El refresco de la marquesa de Angulo ofrecía “emparedados variados”. Aunque con este nombre se incluyeran también pequeños bocados de fiambre entre dos panes, estaban entonces de moda los emparedados rebozados y fritos. En el mismo El Practicón encontramos que las dos únicas recetas de emparedados son de este tipo. El primero con sardinas cocidas un hervor y el emparedado rebozado en huevo. Y, en el segundo, con los panes untados con queso de Burgos, mojados en jerez seco, y rebozados con huevo, leche, azúcar y corteza rallada de limón, antes de freírlos. Se espolvoreaban en caliente con azúcar molida y se servían fríos. Entre los platos salados, el refresco incluía “pasteles calientes”, que equivaldrían a las actuales empanadas, elaboradas con la misma masa. Eran célebres los rellenos de codornices, salmón o con salsa financiera, que incluía crestas de gallo, cangrejos, setas y trufas.

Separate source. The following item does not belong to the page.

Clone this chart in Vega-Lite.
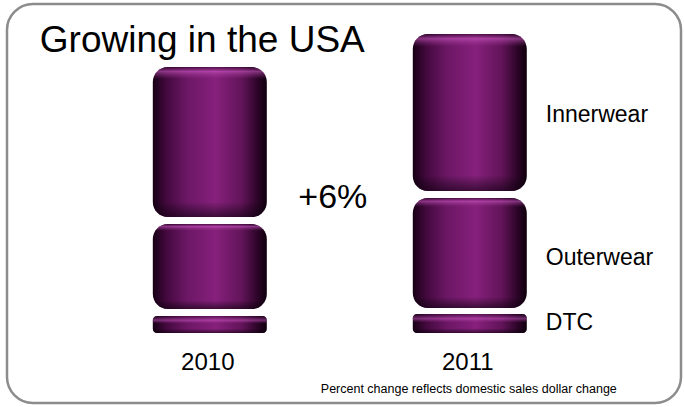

Como platos dulces aquel menú presentaba “bizcochos montados”, de diferentes rellenos, y “gelatinas”. Aunque se preparaban gelatinas con manos de ternera, era más habitual usar cola de pescado para las gelatinas dulces y las de frutas. En 1867, Guillermo Moyano en El Cocinero Español y la perfecta cocinera, considerado el primer libro de cocina malagueña, da diversas gelatinas con esta cola, populares en esos años: con zumo de naranja, canela y claras batidas; con jugos exprimidos de ciruelas, de cerezas o de fresas; con trozos de albaricoque en infusión con agua hirviendo; o la blemonche o gelatina de leche, que lleva también algunas almendras amargas, cáscara de limón, canela en rama y azúcar.
Tras unas pastas y dulces, que no detalla, y tal como debía apetecer en aquel mes de agosto, el menú incluye sorbetes de vainilla, de café y de fresas, que aún se elaboraban en garapiñeras de estaño u hojalata, usando hielo y sal molida. El refresco terminaba con “café con leche helado”, de consistencia más mantecosa que los sorbetes, cuajando también con el mismo artefacto una mezcla de leche, nata y azúcar a la que, en cuanto empezara a cuajar, se le añadía café Moca bien molido, sin dejar de mover hasta que se formara el helado. En estas meriendas-cena también se consumían bebidas alcohólicas. En esta ocasión: cerveza, Burdeos, Jerez, Champagne frío, moscatel y diversos licores.